Subsidies for Thee, but Not for Me

Jamestown Settlement — tax thyself!

The economy of the Historic Triangle — Williamsburg, Yorktown and Jamestown — depends heavily upon heritage tourism. Visitor spending reached $1.08 billionand employed 11,000 workers in 2012, according to one report. But last year tourism and hospitality officials were complaining that growth had stagnated.

So, what do you do to boost the region’s No. 1 industry?

Raise taxes, of course. This year the General Assembly passed a bill backed by Senate Majority Leader Tommy Norment, R-James City County, to impose a 1 percentage point surcharge on the sales tax to raise revenue to be split equally between a new effort to rekindle Historical Triangle tourism and the three Triangle localities of Williamsburg, James City County and York County, reports the Daily Press. Williamsburg would use the funds to roll back the admissions tax and hotel and meals taxes it approved last year.

Sen. Monty Mason, D-Williamsburg, had opposed the tax all along on the grounds that it impacted poor people the most. After the bill sat on the desk of Governor Ralph Northam for three weeks, he prevailed upon Norment to amend the tax. The revised version would exempt the sales tax on food and add a $2-a-night hotel surcharge to recoup the lost revenue.

“I think this could be transformational,” Norment said.

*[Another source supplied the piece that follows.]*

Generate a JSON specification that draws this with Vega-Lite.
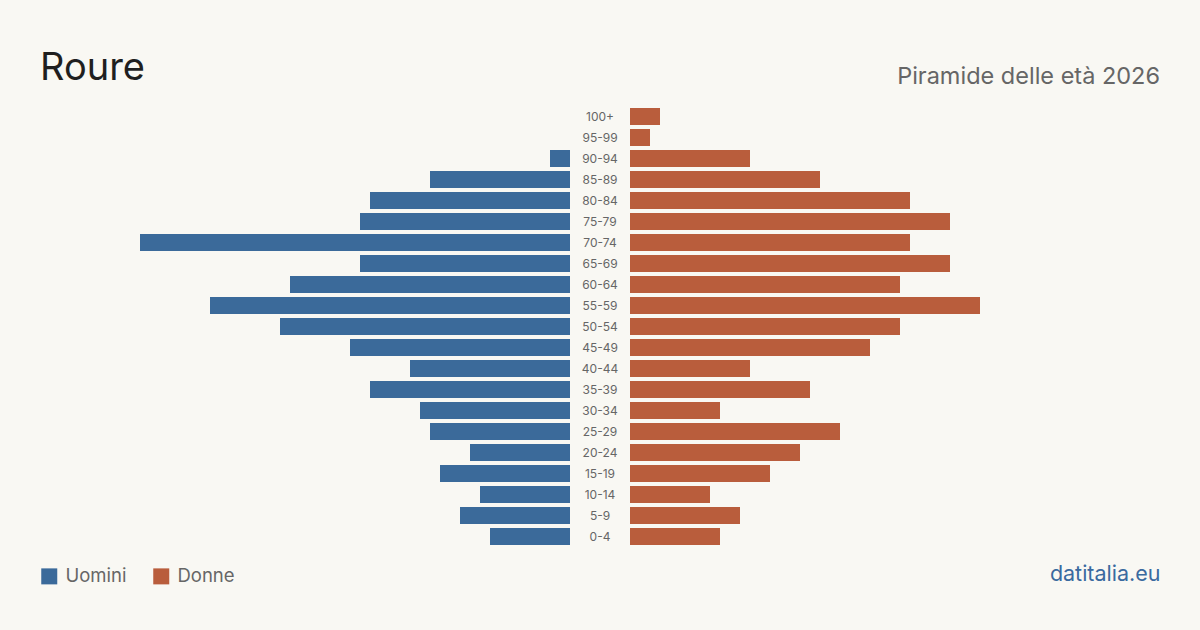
{
  "$schema": "https://vega.github.io/schema/vega-lite/v6.json",
  "background": "#f9f8f3",
  "padding": {"left": 40, "right": 40, "top": 49, "bottom": 44},
  "spacing": 0,
  "config": {
    "view": {"stroke": null},
    "font": "Inter",
    "concat": {"spacing": 0}
  },
  "data": {
    "values": [
      {"eta": "100+", "sesso": "Uomini", "n": 0},
      {"eta": "95-99", "sesso": "Uomini", "n": 0},
      {"eta": "90-94", "sesso": "Uomini", "n": 2},
      {"eta": "85-89", "sesso": "Uomini", "n": 14},
      {"eta": "80-84", "sesso": "Uomini", "n": 20},
      {"eta": "75-79", "sesso": "Uomini", "n": 21},
      {"eta": "70-74", "sesso": "Uomini", "n": 43},
      {"eta": "65-69", "sesso": "Uomini", "n": 21},
      {"eta": "60-64", "sesso": "Uomini", "n": 28},
      {"eta": "55-59", "sesso": "Uomini", "n": 36},
      {"eta": "50-54", "sesso": "Uomini", "n": 29},
      {"eta": "45-49", "sesso": "Uomini", "n": 22},
      {"eta": "40-44", "sesso": "Uomini", "n": 16},
      {"eta": "35-39", "sesso": "Uomini", "n": 20},
      {"eta": "30-34", "sesso": "Uomini", "n": 15},
      {"eta": "25-29", "sesso": "Uomini", "n": 14},
      {"eta": "20-24", "sesso": "Uomini", "n": 10},
      {"eta": "15-19", "sesso": "Uomini", "n": 13},
      {"eta": "10-14", "sesso": "Uomini", "n": 9},
      {"eta": "5-9", "sesso": "Uomini", "n": 11},
      {"eta": "0-4", "sesso": "Uomini", "n": 8},
      {"eta": "100+", "sesso": "Donne", "n": 3},
      {"eta": "95-99", "sesso": "Donne", "n": 2},
      {"eta": "90-94", "sesso": "Donne", "n": 12},
      {"eta": "85-89", "sesso": "Donne", "n": 19},
      {"eta": "80-84", "sesso": "Donne", "n": 28},
      {"eta": "75-79", "sesso": "Donne", "n": 32},
      {"eta": "70-74", "sesso": "Donne", "n": 28},
      {"eta": "65-69", "sesso": "Donne", "n": 32},
      {"eta": "60-64", "sesso": "Donne", "n": 27},
      {"eta": "55-59", "sesso": "Donne", "n": 35},
      {"eta": "50-54", "sesso": "Donne", "n": 27},
      {"eta": "45-49", "sesso": "Donne", "n": 24},
      {"eta": "40-44", "sesso": "Donne", "n": 12},
      {"eta": "35-39", "sesso": "Donne", "n": 18},
      {"eta": "30-34", "sesso": "Donne", "n": 9},
      {"eta": "25-29", "sesso": "Donne", "n": 21},
      {"eta": "20-24", "sesso": "Donne", "n": 17},
      {"eta": "15-19", "sesso": "Donne", "n": 14},
      {"eta": "10-14", "sesso": "Donne", "n": 8},
      {"eta": "5-9", "sesso": "Donne", "n": 11},
      {"eta": "0-4", "sesso": "Donne", "n": 9}
    ]
  },
  "resolve": {"legend": {"color": "independent"}, "scale": {"color": "independent"}},
  "hconcat": [
    {
      "width": 530,
      "height": 441,
      "title": {"text": "Roure", "anchor": "start", "fontSize": 38, "fontWeight": "normal", "color": "#1f1f1f", "baseline": "alphabetic", "offset": -11.5},
      "transform": [{"filter": "datum.sesso === 'Uomini'"}],
      "mark": {"type": "bar"},
      "encoding": {
        "y": {"field": "eta", "type": "nominal", "sort": null, "axis": null, "scale": {"paddingInner": 0.19, "paddingOuter": 0.095}},
        "x": {"field": "n", "type": "quantitative", "scale": {"domain": [0, 53], "reverse": true, "nice": false}, "axis": null},
        "color": {
          "field": "sesso",
          "type": "nominal",
          "scale": {"domain": ["Uomini", "Donne"], "range": ["#3b6a9a", "#b95d3c"]},
          "legend": {"orient": "bottom", "direction": "horizontal", "title": null, "symbolType": "square", "symbolSize": 256, "symbolStrokeWidth": 0, "symbolOpacity": 1, "labelFontSize": 18.5, "labelColor": "#666666", "labelFont": "Inter", "offset": 20, "columnPadding": 25, "labelOffset": 7}
        }
      }
    },
    {
      "width": 60,
      "height": 441,
      "transform": [{"filter": "datum.sesso === 'Uomini'"}],
      "mark": {"type": "text", "fontSize": 12, "color": "#666666", "baseline": "middle", "align": "center"},
      "encoding": {
        "y": {"field": "eta", "type": "nominal", "sort": null, "axis": null, "scale": {"paddingInner": 0.19, "paddingOuter": 0.095}},
        "text": {"field": "eta"}
      }
    },
    {
      "width": 530,
      "height": 441,
      "title": {"text": "Piramide delle età 2026", "anchor": "end", "fontSize": 23.5, "fontWeight": "normal", "color": "#666666", "baseline": "alphabetic", "offset": -1},
      "transform": [{"filter": "datum.sesso === 'Donne'"}],
      "mark": {"type": "bar", "color": "#b95d3c"},
      "encoding": {
        "y": {"field": "eta", "type": "nominal", "sort": null, "axis": null, "scale": {"paddingInner": 0.19, "paddingOuter": 0.095}},
        "x": {"field": "n", "type": "quantitative", "scale": {"domain": [0, 53], "nice": false}, "axis": {"title": "datitalia.eu", "labels": false, "ticks": false, "domain": false, "grid": false, "titleAnchor": "end", "titleColor": "#3a6a9f", "titleFontSize": 21.5, "titleFontWeight": "normal", "titleFont": "Inter", "titlePadding": 16}}
      }
    }
  ]
}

Bacon’s bottom line: I don’t normally agree with Democratic Party politicians, but Mason is absolutely right about this. It’s one thing to tax hotels and restaurants, as Virginia Beach does, to raise funds to pour into marketing, promotion and infrastructure building. Although local residents do pay more for eating out, the tax is largely paid by the industry itself. But levying a sales tax on the general populace to benefit the industry is quite another thing. Such a tax would indeed impact the poor, who spend a disproportionate share of their incomes on food — not eating at restaurants but food purchased at grocery stores.

The workforce of Williamsburg, York and James City is about 70,000. In other words, five out of six people do not work in the hospitality industry. Undoubtedly some businesses provide goods and services to the sector, thus benefiting indirectly from its presence, but major employers like the College of William & Mary and the Anheuser-Busch brewery do not. The tax would represent a massive subsidy for the tourism sector at the expense of everyone else.

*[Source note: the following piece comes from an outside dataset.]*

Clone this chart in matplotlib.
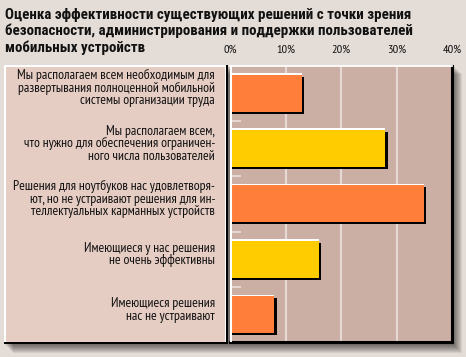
import matplotlib
matplotlib.use("Agg")
import matplotlib.pyplot as plt
import matplotlib.transforms as mtransforms
from matplotlib.patches import Rectangle
import logging
logging.getLogger("matplotlib.font_manager").setLevel(logging.ERROR)

# ---- data ----
title_lines = ["Оценка эффективности существующих решений с точки зрения",
               "безопасности, администрирования и поддержки пользователей",
               "мобильных устройств"]
categories = [
    "Мы располагаем всем необходимым для\nразвертывания полноценной мобильной\nсистемы организации труда",
    "Мы располагаем всем,\nчто нужно для обеспечения ограничен-\nного числа пользователей",
    "Решения для ноутбуков нас удовлетворя-\nют, но не устраивают решения для ин-\nтеллектуальных карманных устройств",
    "Имеющиеся у нас решения\nне очень эффективны",
    "Имеющиеся решения\nнас не устраивают",
]
values = [13, 28, 35, 16, 8]
bar_colors = ["#ff7f3a", "#ffcc00", "#ff7f3a", "#ffcc00", "#ff7f3a"]
xticks = [0, 10, 20, 30, 40]
xtick_labels = ["0%", "10%", "20%", "30%", "40%"]

W, H, DPI = 466, 357, 100
BG = "#e4dcd6"
PANEL = "#e6cdc4"
PLOT_BG = "#cbaea4"
GRID = "#e6d8d2"
TXT = "#111111"

FONT = ["PT Sans Narrow", "Roboto Condensed", "Liberation Sans Narrow", "DejaVu Sans"]
TITLE_FONT = ["Roboto Condensed", "PT Sans Narrow", "Liberation Sans Narrow", "DejaVu Sans"]
plt.rcParams["font.family"] = FONT

fig = plt.figure(figsize=(W / DPI, H / DPI), dpi=DPI, facecolor=BG)
renderer = fig.canvas.get_renderer()
dpi_t = fig.dpi_scale_trans


def fx(x):
    return x / W


def fy(y):
    return 1 - y / H


def frect(x0, y0, x1, y1, **kw):
    r = Rectangle((fx(x0), fy(y1)), fx(x1) - fx(x0), fy(y0) - fy(y1),
                  transform=fig.transFigure, **kw)
    fig.add_artist(r)
    return r


def fit_size(s, target_px, base=10, **kw):
    t = fig.text(0, 0, s, fontsize=base, **kw)
    w = t.get_window_extent(renderer).width
    t.remove()
    return base * target_px / w


# soft shadow behind both panels
for i in range(1, 10):
    frect(4 + i, 65 + i, 453 + i, 344 + i, facecolor="black", alpha=0.07,
          edgecolor="none", zorder=0.1)

# left panel
frect(4, 65, 228, 344, facecolor="black", edgecolor="none", zorder=0.5)
frect(4, 65, 226, 342, facecolor="white", edgecolor="none", zorder=0.6)
frect(5.5, 66.5, 225, 341.5, facecolor=PANEL, edgecolor="none", zorder=0.7)

# main axes
ax_l, ax_r, ax_t, ax_b = 230, 452, 65.5, 342.3
ax = fig.add_axes([fx(ax_l), fy(ax_b), fx(ax_r) - fx(ax_l), fy(ax_t) - fy(ax_b)])
ax.set_facecolor(PLOT_BG)
ax.set_zorder(1)

y = list(range(len(categories)))
bh = 0.67
shadow_t = ax.transData + mtransforms.ScaledTranslation(2.2 / DPI, -2.0 / DPI, dpi_t)
white_t = ax.transData + mtransforms.ScaledTranslation(0, 1.5 / DPI, dpi_t)
ax.barh(y, values, height=bh, color="black", transform=shadow_t, zorder=3)
ax.barh(y, values, height=bh, color="white", transform=white_t, zorder=4)
ax.barh(y, values, height=bh, color=bar_colors, zorder=5)

ax.set_xlim(0, 40)
ax.set_ylim(len(categories) - 0.5, -0.5)

tick_fs = fit_size("10%", 19)
ax.set_xticks(xticks)
ax.set_xticklabels(xtick_labels, fontsize=tick_fs, color=TXT)
ax.xaxis.set_ticks_position("top")
ax.tick_params(axis="x", length=0, pad=7.4)
for g in xticks[1:-1]:
    ax.axvline(g, color=GRID, lw=1.6, zorder=1)
ax.axvline(0, color="white", lw=2.2, zorder=6)

ax.set_yticks([])
ax.set_yticks([i + 0.5 for i in range(len(categories) - 1)], minor=True)
ax.tick_params(axis="y", which="minor", direction="in", length=8, width=1.3,
               color="#e8dcd7", left=True, labelleft=False)

ax.spines["left"].set_visible(False)
ax.spines["top"].set_color("white")
ax.spines["top"].set_linewidth(1.3)
ax.spines["right"].set_color("black")
ax.spines["right"].set_linewidth(2.2)
ax.spines["bottom"].set_color("black")
ax.spines["bottom"].set_linewidth(2.2)

# category labels: one text per line
lab_fs = fit_size(categories[0].split("\n")[0], 201)
LINE_PX = 12.6
blend = mtransforms.blended_transform_factory(fig.transFigure, ax.transData)
for yi, c in zip(y, categories):
    lines = c.split("\n")
    n = len(lines)
    for j, ln in enumerate(lines):
        center_off = (j - (n - 1) / 2) * LINE_PX - 5.0   # px, positive = down
        base_off = center_off + 3.6
        t = blend + mtransforms.ScaledTranslation(0, -base_off / DPI, dpi_t)
        fig.text(fx(215), yi, ln, transform=t, ha="right", va="baseline",
                 fontsize=lab_fs, color=TXT)

# title: one text per line
title_fs = fit_size(title_lines[0], 407, fontweight="bold", family=TITLE_FONT)
for ln, b in zip(title_lines, [19.3, 35.5, 51.7]):
    fig.text(fx(5), fy(b), ln, ha="left", va="baseline", fontsize=title_fs,
             fontweight="bold", family=TITLE_FONT, color=TXT)

fig.savefig("out.png", dpi=DPI, facecolor=BG)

Don’t get me wrong — I personally love heritage tourism. I love visiting Colonial Williamsburg. But is that really the future that Triangle localities want to build for themselves? William & Mary, one of the highest regarded public universities in the country is located there. The Kingsmill Resort, which caters to affluent retirees, is located there. NASA Langley and Thomas Jefferson National Accelerator are located a few miles down Interstate 64. For $25 million a year, the community can’t come up with any better economic development initiative than promoting tourism?

As the dominant industry, the tourism sector is converting its political clout into public subsidies in order to perpetuate, even increase, its dominance. While a 1% sales tax surcharge might not seem like a lot, it will have a small dampening effect on economic activity not related to tourism. For example, the surcharge could encourage affluent retirees to select somewhere else to settle down and spend their money, thus impacting Kingsmill Resort-like development in the future and driving away citizens who pay lots in taxes but demand little in the way of government services.

I’m all in favor of not damaging your existing industry by refraining from enacting burdensome regulations and taxes. But if you want to nudge your community into the innovation-driven Knowledge Economy, you don’t do it by taxing the new economy to subsidize the old economy.